ENQA’s website is a rich source of information QA in Europe. In addition, ENQA produces regularly publications dealing with developments in European quality assurance, such as workshop reports, occasional papers, and a number of statements and position papers (all available free of charge on the website).
How does ENQA work?
ENQA is organised in three bodies. The General Assembly, composed of the representatives of the ENQA member agencies, with affiliates, and stakeholders attending as observers, is the main decision-making body of the Association. As the executive body of ENQA, the Board ensures an effective management of the issues between the annual GA meetings, and is entrusted with the implementation of the ENQA annual work plan together with the Secretariat. The Secretariat takes care of the day-to-day operation and administration of the Association, including its financial management, and implements the Association’s work plan together with the Board.
ENQA works closely with its key European partner organisations: European University Association (EUA), European Association of Institutions in Higher Education (EURASHE), European Students’ Union (ESU), BusinessEurope and Education International. ENQA is a member of the E4 Group together with EUA, EURASHE and ESU.
ENQA is one of the founding members of EQAR, the European Quality Assurance Register for Higher Education, which was established in 2008 to increase the transparency of quality assurance in higher education across Europe and which publishes and manages a register of quality assurance agencies that substantially comply with the ESG.
What does ENQA believe in?
ENQA acknowledges that the primary responsibility for quality rests with higher education institutions. External quality assurance, for which QA agencies are responsible, fulfils a different need: at its best it combines both accountability for the reassurance of the public and an objective and developmental role for enhancing quality in institutions.

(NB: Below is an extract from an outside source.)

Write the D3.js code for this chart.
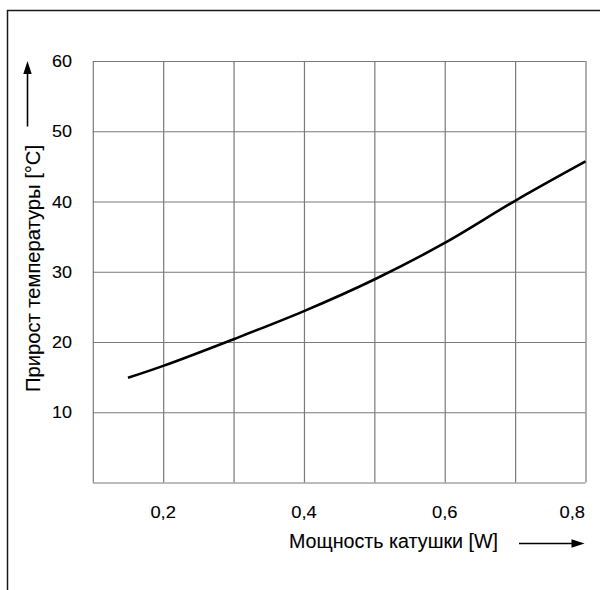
<!DOCTYPE html>
<html>
<head>
<meta charset="utf-8">
<script src="https://cdn.jsdelivr.net/npm/d3@7"></script>
<style>
  html, body { margin: 0; padding: 0; background: #fff; }
  svg { display: block; }
  text { font-family: "Liberation Sans", Arial, Helvetica, sans-serif; fill: #000; stroke: #000; stroke-width: 0.1px; }
</style>
</head>
<body>
<svg id="chart" width="600" height="590"></svg>
<script>
// Data
const powerW = [0.15, 0.2, 0.3, 0.4, 0.5, 0.6, 0.7, 0.8];
const tempRise = [14.9, 16.6, 20.4, 24.4, 28.9, 34.1, 40.1, 45.7];
const xGrid = [0.1, 0.2, 0.3, 0.4, 0.5, 0.6, 0.7, 0.8];
const yGrid = [0, 10, 20, 30, 40, 50, 60];
const xTickValues = [0.2, 0.4, 0.6, 0.8];
const xTickLabels = ["0,2", "0,4", "0,6", "0,8"];
const yTickValues = [10, 20, 30, 40, 50, 60];
const yTickLabels = ["10", "20", "30", "40", "50", "60"];
const xTitle = "Мощность катушки [W]";
const yTitle = "Прирост температуры [°C]";

const svg = d3.select("#chart");

const x = d3.scaleLinear().domain([0.1, 0.8]).range([92.8, 585.5]);
const y = d3.scaleLinear().domain([0, 60]).range([482.5, 61]);

// outer frame (top and left edges visible)
svg.append("path")
  .attr("d", "M7.5,590 L7.5,10.5 L600,10.5")
  .attr("fill", "none")
  .attr("stroke", "#1a1a1a")
  .attr("stroke-width", 1.5);

// grid via axes
const gridColor = "#7a7a7a";
const gx = svg.append("g")
  .attr("transform", `translate(0,${y(0)})`)
  .call(d3.axisBottom(x).tickValues(xGrid).tickSize(-(y(0) - y(60))).tickFormat(""));
gx.select(".domain").remove();
gx.selectAll(".tick line").attr("stroke", gridColor).attr("stroke-width", 1.2);

const gy = svg.append("g")
  .attr("transform", `translate(${x(0.1)},0)`)
  .call(d3.axisLeft(y).tickValues(yGrid).tickSize(-(x(0.8) - x(0.1))).tickFormat(""));
gy.select(".domain").remove();
gy.selectAll(".tick line").attr("stroke", gridColor).attr("stroke-width", 1.2);

// Y tick labels
svg.append("g").selectAll("text")
  .data(yTickValues)
  .join("text")
  .attr("x", 72)
  .attr("y", d => y(d) + 6)
  .attr("text-anchor", "end")
  .attr("font-size", 16)
  .attr("textLength", 20)
  .attr("lengthAdjust", "spacingAndGlyphs")
  .text((d, i) => yTickLabels[i]);

// X tick labels
svg.append("g").selectAll("text")
  .data(xTickValues)
  .join("text")
  .attr("x", (d, i) => i === xTickValues.length - 1 ? x(d) - 0.5 : x(d))
  .attr("y", 518)
  .attr("text-anchor", (d, i) => i === xTickValues.length - 1 ? "end" : "middle")
  .attr("font-size", 16)
  .attr("textLength", 25.5)
  .attr("lengthAdjust", "spacingAndGlyphs")
  .text((d, i) => xTickLabels[i]);

// curve
const line = d3.line()
  .x(d => x(d[0]))
  .y(d => y(d[1]))
  .curve(d3.curveCatmullRom.alpha(0.5));
svg.append("path")
  .datum(powerW.map((p, i) => [p, tempRise[i]]))
  .attr("d", line)
  .attr("fill", "none")
  .attr("stroke", "#000")
  .attr("stroke-width", 2.6)
  .attr("stroke-linecap", "butt");

// X axis title
svg.append("text")
  .attr("x", 289)
  .attr("y", 547.5)
  .attr("font-size", 20)
  .attr("textLength", 209)
  .attr("lengthAdjust", "spacingAndGlyphs")
  .text(xTitle);

// Y axis title
svg.append("text")
  .attr("transform", "translate(40,392) rotate(-90)")
  .attr("font-size", 20.5)
  .attr("textLength", 247)
  .attr("lengthAdjust", "spacingAndGlyphs")
  .text(yTitle);

// arrows
svg.append("line")
  .attr("x1", 519).attr("y1", 543.5).attr("x2", 574).attr("y2", 543.5)
  .attr("stroke", "#000").attr("stroke-width", 1.6);
svg.append("path")
  .attr("d", "M584.5,543.5 L571.5,539.3 L571.5,547.7 Z")
  .attr("fill", "#000");

svg.append("line")
  .attr("x1", 27.5).attr("y1", 126.5).attr("x2", 27.5).attr("y2", 71)
  .attr("stroke", "#000").attr("stroke-width", 1.6);
svg.append("path")
  .attr("d", "M27.5,61 L23.3,74 L31.7,74 Z")
  .attr("fill", "#000");
</script>
</body>
</html>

ENQA is committed to respect the fitness for purpose principle (purpose-process alignment) that is at the core of the European dimension of quality assurance.
ENQA is also firmly committed to a continuing cooperation with other quality assurance networks, such as the Central and Eastern European QA Network, the European Consortium for Accreditation, the International Network for Quality Assurance Agencies in Higher Education (INQAAHE), the Nordic Quality Assurance Network in Higher Education (NOQA), the Arab Network for Quality Assurance in Higher Education (ANQAHE) and the Asia-Pacific Quality Network (APQN).
ENQA respects the diversity of European higher education, the diversity of quality assurance and enhancement approaches and measures and the diversity of approaches to setting-up national quality assurance systems.